**JOB:** Write every entry out again exactly, please, and skip the pictures.

# Start of DATA ROWS

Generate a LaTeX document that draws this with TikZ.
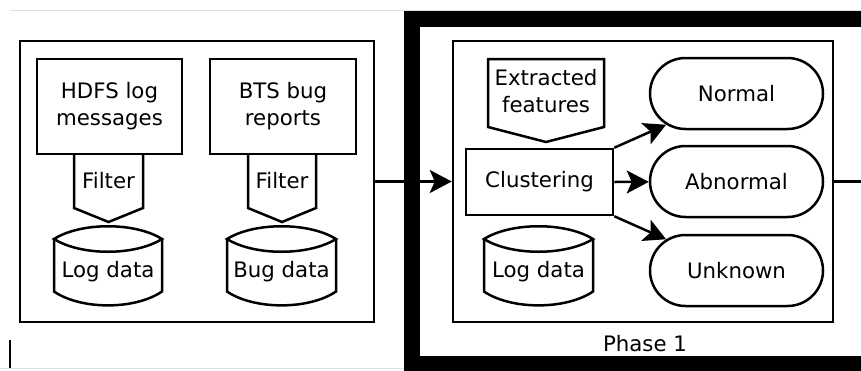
\documentclass[tikz,border=0pt]{standalone}
\usepackage{fontspec}
\setmainfont{DejaVu Sans}
\usetikzlibrary{arrows.meta,shapes.misc}
\newcommand\mycyl[2]{%
  \draw[ln] (#1-#2,239) .. controls (#1-#2/2,222) and (#1+#2/2,222) .. (#1+#2,239)
     .. controls (#1+#2/2,256) and (#1-#2/2,256) .. cycle;
  \draw[ln] (#1-#2,239) -- (#1-#2,291.5) .. controls (#1-#2/2,310) and (#1+#2/2,310) .. (#1+#2,291.5) -- (#1+#2,239);
}
\begin{document}
\begin{tikzpicture}[x=1pt,y=-1pt,
  ln/.style={line width=2.5pt,line join=miter},
  box/.style={draw,ln,rectangle,inner sep=0pt},
  txt/.style={font=\fontsize{21.3}{27}\selectfont,align=center,inner sep=0pt},
  stad/.style={draw,ln,rounded rectangle,minimum width=173pt,minimum height=71pt,inner sep=0pt},
  arr/.style={ln,-{Stealth[length=22pt,width=23pt,inset=5pt]}},
]
\useasboundingbox (0,0) rectangle (861,370);
% faint edge artefacts
\draw[gray!25,line width=1pt] (10,10) -- (861,10);
\draw[gray!25,line width=1pt] (0,368) -- (405,368);
\draw[line width=1.5pt] (10,340) -- (10,368);

% left group
\node[box,minimum width=354pt,minimum height=281pt] (left) at (197,181.5) {};
\node[box,txt,minimum width=145pt,minimum height=95pt] (hdfs) at (109.5,106.5) {HDFS log\\messages};
\node[box,txt,minimum width=146pt,minimum height=95pt] (bts) at (283,106.5) {BTS bug\\reports};
\draw[ln] (74,154) -- (74,208) -- (108.5,222) -- (143,208) -- (143,154);
\node[txt] (filt1) at (108.5,181) {Filter};
\draw[ln] (248,154) -- (248,208) -- (282,222) -- (316,208) -- (316,154);
\node[txt] (filt2) at (282,181) {Filter};
\mycyl{108}{54}
\node[txt] (logd1) at (108,272) {Log data};
\mycyl{281.5}{54.5}
\node[txt] (bugd) at (281.5,272) {Bug data};

% phase 1 frame
\draw[line width=16pt] (411.5,19) rectangle (880,364);
\node[box,minimum width=380pt,minimum height=281pt] (phase) at (643,181.5) {};
\node[txt] (plabel) at (645,344) {Phase 1};

\draw[ln] (488,59) -- (604,59) -- (604,127) -- (546,142) -- (488,127) -- cycle;
\node[txt] (feat) at (546,91) {Extracted\\features};
\node[box,txt,minimum width=147pt,minimum height=66pt] (clus) at (539.5,182) {Clustering};
\mycyl{538.5}{54.5}
\node[txt] (logd2) at (538.5,272) {Log data};

\node[stad,txt] (normal) at (736.5,93.5) {Normal};
\node[stad,txt] (abn) at (736.5,181.5) {Abnormal};
\node[stad,txt] (unk) at (736.5,270.5) {Unknown};

\draw[arr] (left.east) -- (phase.west);
\draw[arr] (clus.north east) -- (normal);
\draw[arr] (clus.east) -- (abn);
\draw[arr] (clus.south east) -- (unk);
\coordinate (exit) at (875,181.5);
\draw[ln] (phase.east) -- (exit);
\end{tikzpicture}
\end{document}
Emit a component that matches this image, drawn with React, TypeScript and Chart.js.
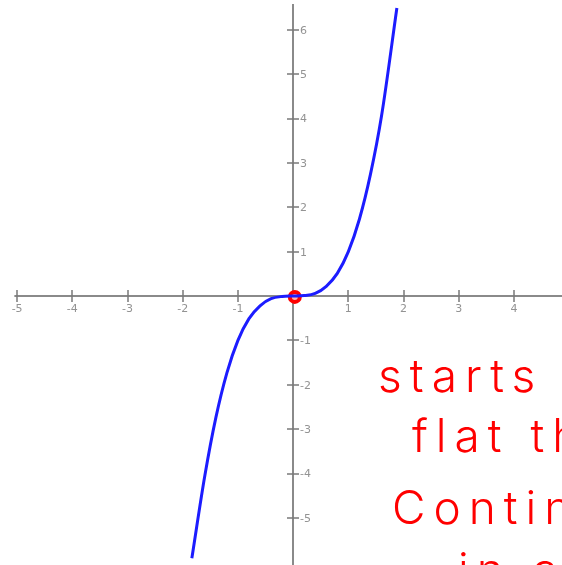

# End of DATA ROWS

**WRITTEN ANSWER:**
Generate a LaTeX document that draws this with TikZ.
\documentclass[tikz,border=0pt]{standalone}
\usepackage{fontspec}
\setmainfont{DejaVu Sans}
\usetikzlibrary{arrows.meta,shapes.misc}
\newcommand\mycyl[2]{%
  \draw[ln] (#1-#2,239) .. controls (#1-#2/2,222) and (#1+#2/2,222) .. (#1+#2,239)
     .. controls (#1+#2/2,256) and (#1-#2/2,256) .. cycle;
  \draw[ln] (#1-#2,239) -- (#1-#2,291.5) .. controls (#1-#2/2,310) and (#1+#2/2,310) .. (#1+#2,291.5) -- (#1+#2,239);
}
\begin{document}
\begin{tikzpicture}[x=1pt,y=-1pt,
  ln/.style={line width=2.5pt,line join=miter},
  box/.style={draw,ln,rectangle,inner sep=0pt},
  txt/.style={font=\fontsize{21.3}{27}\selectfont,align=center,inner sep=0pt},
  stad/.style={draw,ln,rounded rectangle,minimum width=173pt,minimum height=71pt,inner sep=0pt},
  arr/.style={ln,-{Stealth[length=22pt,width=23pt,inset=5pt]}},
]
\useasboundingbox (0,0) rectangle (861,370);
% faint edge artefacts
\draw[gray!25,line width=1pt] (10,10) -- (861,10);
\draw[gray!25,line width=1pt] (0,368) -- (405,368);
\draw[line width=1.5pt] (10,340) -- (10,368);

% left group
\node[box,minimum width=354pt,minimum height=281pt] (left) at (197,181.5) {};
\node[box,txt,minimum width=145pt,minimum height=95pt] (hdfs) at (109.5,106.5) {HDFS log\\messages};
\node[box,txt,minimum width=146pt,minimum height=95pt] (bts) at (283,106.5) {BTS bug\\reports};
\draw[ln] (74,154) -- (74,208) -- (108.5,222) -- (143,208) -- (143,154);
\node[txt] (filt1) at (108.5,181) {Filter};
\draw[ln] (248,154) -- (248,208) -- (282,222) -- (316,208) -- (316,154);
\node[txt] (filt2) at (282,181) {Filter};
\mycyl{108}{54}
\node[txt] (logd1) at (108,272) {Log data};
\mycyl{281.5}{54.5}
\node[txt] (bugd) at (281.5,272) {Bug data};

% phase 1 frame
\draw[line width=16pt] (411.5,19) rectangle (880,364);
\node[box,minimum width=380pt,minimum height=281pt] (phase) at (643,181.5) {};
\node[txt] (plabel) at (645,344) {Phase 1};

\draw[ln] (488,59) -- (604,59) -- (604,127) -- (546,142) -- (488,127) -- cycle;
\node[txt] (feat) at (546,91) {Extracted\\features};
\node[box,txt,minimum width=147pt,minimum height=66pt] (clus) at (539.5,182) {Clustering};
\mycyl{538.5}{54.5}
\node[txt] (logd2) at (538.5,272) {Log data};

\node[stad,txt] (normal) at (736.5,93.5) {Normal};
\node[stad,txt] (abn) at (736.5,181.5) {Abnormal};
\node[stad,txt] (unk) at (736.5,270.5) {Unknown};

\draw[arr] (left.east) -- (phase.west);
\draw[arr] (clus.north east) -- (normal);
\draw[arr] (clus.east) -- (abn);
\draw[arr] (clus.south east) -- (unk);
\coordinate (exit) at (875,181.5);
\draw[ln] (phase.east) -- (exit);
\end{tikzpicture}
\end{document}
Emit a component that matches this image, drawn with React, TypeScript and Chart.js.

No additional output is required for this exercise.